Die Bilder, die nach der Entnahme von 33 Stück Rotwild in einem Reduktionsgatter in der Tiroler Gemeinde Kaisers veröffentlicht wurden, haben zu einem Aufschrei in weiten Teilen der Bevölkerung geführt.
„Die Bilder von den toten Tieren und das Blut im Schnee haben viele Menschen verstört. Es ist der Eindruck entstanden, dass hier eine brutale Aktion stattgefunden hätte. Die Vorgangsweise in Kaisers wird jetzt von verschiedenen unabhängigen Stellen überprüft. Ausnahmslos alle Beteiligten sind an einer objektiven Untersuchung interessiert“, will Bauernbundobmann LHStv. Josef Geisler wieder zurück zur Sachlichkeit und zu Fakten kommen.
Tbc-Seuche zurückgegangen
Unverrückbare Tatsache ist, dass Tbc nicht auf die leichte Schulter genommen werden darf. Seit dem Jahr 1999 wurden sowohl beim Rotwild als auch bei Rindern im oberen Lechtal Fälle von Tuberkulose festgestellt. Im Jahr 2006 häuften sich die Tbc-Fälle in der Rinderpopulation. In allen nachgewiesenen Fällen bei Rotwild und Rindern wurde ein identischer Stamm des Bakteriums „Mycobacterium caprae“ identifiziert.

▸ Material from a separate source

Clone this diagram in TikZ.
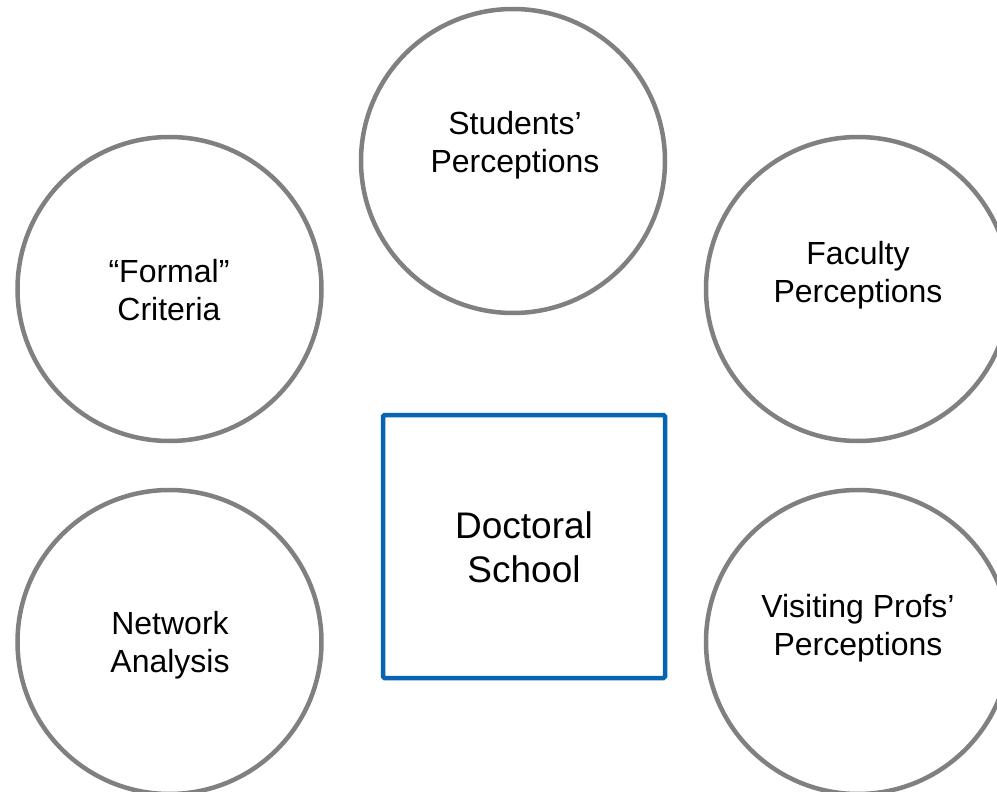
\documentclass[tikz,border=0pt]{standalone}
\usepackage{fontspec}
\setmainfont{Liberation Sans}
\definecolor{ringgray}{RGB}{128,128,128}
\definecolor{boxblue}{RGB}{6,101,178}
\begin{document}
\begin{tikzpicture}[x=1pt,y=-1pt,
  ring/.style={draw=ringgray,line width=4.5pt,fill=white},
  ringtext/.style={align=center,inner sep=0pt,font=\fontsize{32}{38}\selectfont},
  hubbox/.style={draw=boxblue,line width=4.5pt,fill=white,rounded corners=1.5pt},
  hubtext/.style={align=center,inner sep=0pt,font=\fontsize{37}{44}\selectfont}]
  \useasboundingbox (0,0) rectangle (997,792);
  \clip (0,0) rectangle (997,792);
  % outer rings
  \draw[ring] (513,161) circle (152);
  \draw[ring] (169.5,289) circle (152);
  \draw[ring] (858,289) circle (152);
  \draw[ring] (169.5,642) circle (152);
  \draw[ring] (858,642) circle (152);
  % centre box
  \draw[hubbox] (383,415) rectangle (665,678);
  % labels
  \node[ringtext] (students) at (515,145) {Students’\\Perceptions};
  \node[ringtext] (formal) at (169,290) {“Formal”\\Criteria};
  \node[ringtext] (faculty) at (858,275) {Faculty\\Perceptions};
  \node[ringtext] (network) at (170,645) {Network\\Analysis};
  \node[ringtext] (visiting) at (858,628) {Visiting Profs’\\Perceptions};
  \node[hubtext] (school) at (524,547) {Doctoral\\School};
\end{tikzpicture}
\end{document}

Eine von der Agentur für Gesundheit und Ernährungssicherheit (AGES) beauftragte Studie zeigte, dass im oberen Lechtal im Zeitraum 2008 bis 2011 durchschnittlich 20 Prozent des Rotwildbestands mit Tbc infiziert waren. In einzelnen Gebieten lag die Infektionsrate (Prävalenz) sogar bei über 40 Prozent. Durch intensive Bekämpfungsmaßnahmen ist es in den letzten Jahren auch mit Hilfe der Jägerschaft gelungen, den Rotwildbestand anzupassen und die Infektionsrate in der Mehrzahl der Reviere im oberen Lechtal auf aktuell unter drei Prozent zu reduzieren.
Die Jagdausübungsberechtigten in der Gemeindejagd Kaisers haben sich jedoch über Jahre an keinerlei behördliche Abschussvorschreibungen gehalten und sogar Beschwerde gegen die Vorgaben eingelegt. Das hat dazu geführt, dass das Landesverwaltungsgericht die Behörde dazu verpflichtet hat, weitergehende Maßnahmen, so genannte Ersatzvornahmen, zu ergreifen. Die Erstuntersuchung der 33 im Reduktionsgatter getöteten Tiere brachte eine Infektionsrate von 15 Prozent zutage. Zwei der fünf Tbc-infizierten Stück Rotwild aus Kaisers waren Ausscheider und somit hochansteckend.
Konsequenzen für Bauern
Seit 2008 mussten in Tirol 296 Rinder von 119 Betrieben in Zusammenhang mit Tbc gekeult werden, „Für die betroffenen bäuerlichen Familien ist die Keulung des Tierbestandes oder auch die Sperre des Betriebes eine menschliche und wirtschaftliche Tragödie“, erinnert Geisler an die fatalen Auswirkungen von Tbc. Tirol hat im Viehverkehr den Status der amtlich anerkannten Tbc-Freiheit. Dieser geht verloren, wenn über einen Zeitraum von sechs Jahren in mehr als einem Prozent der Bestände oder bei mehr als jedem tausendsten Rind Tbc festgestellt wird. Damit wäre die Handelsfreiheit nicht mehr gegeben und jedes einzelne Tier müsste etwa für den Export extra untersucht werden. „Das würde den Viehverkehr und den Zuchtviehexport extrem erschweren oder zum Erliegen bringen“, weiß Geisler.
Auf Menschen übertragbar
Doch Tbc stellt nicht nur für die Landwirtschaft eine Gefahr dar. „Tbc zählt zu jenen Krankheiten, die von Tier auf den Menschen direkt oder indirekt über Lebensmittel übertragen werden können“, erklärt Landessanitätsdirektor Franz Katzgraber. Aufgrund der hohen Qualitäts- und Sicherheitsstandards im Veterinärwesen und im Lebensmittelbereich sind etwa Darmtuberkulosen bei Menschen heute weitgehend verschwunden. Das Risiko einer direkten Tbc-Übertragung von Tier zu Mensch ist infolge der Nahebeziehung insbesondere für bäuerliche Familien gegeben. In Vorarlberg gibt es aktuell drei Personen, unter ihnen ein Kind, mit Tbc-Erkrankung.